### [Stated goal]
Retype, please, the listing from its opening line through the line that contains "const yTicks = [0, 5, 10, 15];", both included, without the pictures.

### [Data provided]
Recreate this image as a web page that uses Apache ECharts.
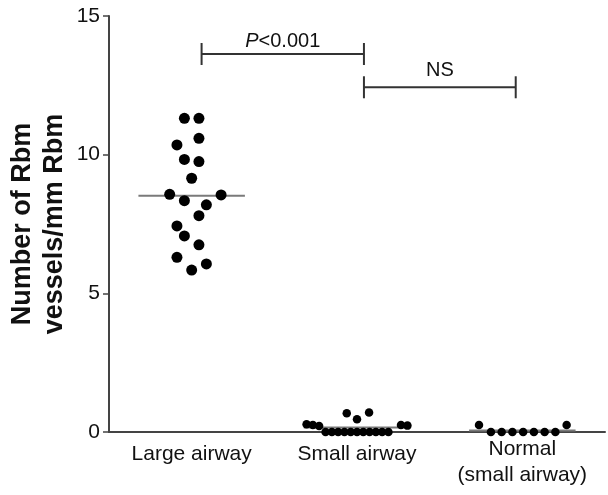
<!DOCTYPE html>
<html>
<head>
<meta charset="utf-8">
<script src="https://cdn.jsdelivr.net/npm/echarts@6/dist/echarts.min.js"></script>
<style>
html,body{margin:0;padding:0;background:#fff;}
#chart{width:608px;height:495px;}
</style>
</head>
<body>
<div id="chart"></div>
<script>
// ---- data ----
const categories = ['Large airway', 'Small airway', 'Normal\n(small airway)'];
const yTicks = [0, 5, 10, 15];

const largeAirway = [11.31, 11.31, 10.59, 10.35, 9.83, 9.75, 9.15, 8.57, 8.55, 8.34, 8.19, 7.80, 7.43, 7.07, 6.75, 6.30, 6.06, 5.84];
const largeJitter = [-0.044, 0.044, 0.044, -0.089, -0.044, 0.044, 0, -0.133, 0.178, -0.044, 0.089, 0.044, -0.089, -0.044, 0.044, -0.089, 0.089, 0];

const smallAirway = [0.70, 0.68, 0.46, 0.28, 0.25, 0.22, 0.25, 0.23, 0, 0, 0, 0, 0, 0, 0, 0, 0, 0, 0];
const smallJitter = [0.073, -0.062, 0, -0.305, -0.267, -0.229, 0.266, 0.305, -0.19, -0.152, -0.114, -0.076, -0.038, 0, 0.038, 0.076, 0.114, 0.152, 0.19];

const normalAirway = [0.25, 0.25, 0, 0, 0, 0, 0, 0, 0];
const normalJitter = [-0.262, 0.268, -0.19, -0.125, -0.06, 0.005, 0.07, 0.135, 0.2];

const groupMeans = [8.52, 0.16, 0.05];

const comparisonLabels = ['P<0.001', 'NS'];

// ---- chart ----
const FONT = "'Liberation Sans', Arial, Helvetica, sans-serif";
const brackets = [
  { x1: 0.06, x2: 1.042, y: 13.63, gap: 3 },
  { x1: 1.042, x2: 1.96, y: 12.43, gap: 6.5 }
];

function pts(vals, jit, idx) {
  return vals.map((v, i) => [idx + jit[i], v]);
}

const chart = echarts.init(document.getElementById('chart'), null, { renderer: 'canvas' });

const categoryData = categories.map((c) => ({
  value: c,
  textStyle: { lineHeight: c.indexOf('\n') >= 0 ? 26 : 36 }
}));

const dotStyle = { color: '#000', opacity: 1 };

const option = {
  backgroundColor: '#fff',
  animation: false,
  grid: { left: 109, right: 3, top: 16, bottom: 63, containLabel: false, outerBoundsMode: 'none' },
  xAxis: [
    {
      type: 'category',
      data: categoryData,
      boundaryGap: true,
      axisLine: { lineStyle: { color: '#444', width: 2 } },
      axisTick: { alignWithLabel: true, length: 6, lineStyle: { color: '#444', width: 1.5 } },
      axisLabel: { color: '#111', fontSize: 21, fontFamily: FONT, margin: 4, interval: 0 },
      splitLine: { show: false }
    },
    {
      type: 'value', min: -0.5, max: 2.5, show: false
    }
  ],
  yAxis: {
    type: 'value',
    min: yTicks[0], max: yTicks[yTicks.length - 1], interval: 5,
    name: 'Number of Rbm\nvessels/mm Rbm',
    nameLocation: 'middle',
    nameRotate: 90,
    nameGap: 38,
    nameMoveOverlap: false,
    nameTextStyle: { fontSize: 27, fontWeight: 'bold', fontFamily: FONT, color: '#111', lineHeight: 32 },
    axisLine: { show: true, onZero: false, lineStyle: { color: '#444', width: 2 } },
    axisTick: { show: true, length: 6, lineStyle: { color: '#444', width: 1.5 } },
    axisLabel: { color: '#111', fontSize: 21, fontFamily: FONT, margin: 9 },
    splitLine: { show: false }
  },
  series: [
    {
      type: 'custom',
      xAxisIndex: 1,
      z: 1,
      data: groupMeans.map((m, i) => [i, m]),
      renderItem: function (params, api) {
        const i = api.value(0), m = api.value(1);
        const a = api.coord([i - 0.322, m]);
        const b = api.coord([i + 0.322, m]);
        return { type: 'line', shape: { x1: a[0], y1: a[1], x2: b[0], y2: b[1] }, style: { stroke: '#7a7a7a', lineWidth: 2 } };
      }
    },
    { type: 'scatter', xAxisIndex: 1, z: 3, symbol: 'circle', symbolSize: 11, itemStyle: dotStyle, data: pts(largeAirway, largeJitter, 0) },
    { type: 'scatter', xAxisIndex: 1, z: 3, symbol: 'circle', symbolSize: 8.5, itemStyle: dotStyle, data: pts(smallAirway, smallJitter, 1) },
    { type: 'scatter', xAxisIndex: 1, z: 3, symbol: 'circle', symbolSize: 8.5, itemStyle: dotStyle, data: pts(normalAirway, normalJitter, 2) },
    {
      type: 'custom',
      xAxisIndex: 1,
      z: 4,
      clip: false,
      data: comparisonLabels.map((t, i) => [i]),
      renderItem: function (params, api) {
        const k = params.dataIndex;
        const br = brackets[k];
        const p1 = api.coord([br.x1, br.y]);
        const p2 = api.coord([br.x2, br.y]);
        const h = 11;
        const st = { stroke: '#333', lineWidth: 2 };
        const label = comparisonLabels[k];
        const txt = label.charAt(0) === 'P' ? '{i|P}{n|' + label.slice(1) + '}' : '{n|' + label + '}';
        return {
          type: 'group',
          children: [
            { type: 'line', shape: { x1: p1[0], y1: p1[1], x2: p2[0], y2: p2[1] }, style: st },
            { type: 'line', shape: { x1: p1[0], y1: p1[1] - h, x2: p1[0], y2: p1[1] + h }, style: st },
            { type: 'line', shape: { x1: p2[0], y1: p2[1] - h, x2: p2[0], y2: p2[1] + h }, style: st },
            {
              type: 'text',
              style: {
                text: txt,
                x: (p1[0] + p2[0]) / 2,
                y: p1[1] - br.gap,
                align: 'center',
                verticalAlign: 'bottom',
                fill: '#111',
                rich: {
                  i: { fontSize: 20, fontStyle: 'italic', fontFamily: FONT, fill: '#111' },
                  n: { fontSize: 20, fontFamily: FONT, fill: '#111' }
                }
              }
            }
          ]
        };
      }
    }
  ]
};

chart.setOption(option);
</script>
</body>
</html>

### [Answer to this problem]
Recreate this image as a web page that uses Apache ECharts.
<!DOCTYPE html>
<html>
<head>
<meta charset="utf-8">
<script src="https://cdn.jsdelivr.net/npm/echarts@6/dist/echarts.min.js"></script>
<style>
html,body{margin:0;padding:0;background:#fff;}
#chart{width:608px;height:495px;}
</style>
</head>
<body>
<div id="chart"></div>
<script>
// ---- data ----
const categories = ['Large airway', 'Small airway', 'Normal\n(small airway)'];
const yTicks = [0, 5, 10, 15];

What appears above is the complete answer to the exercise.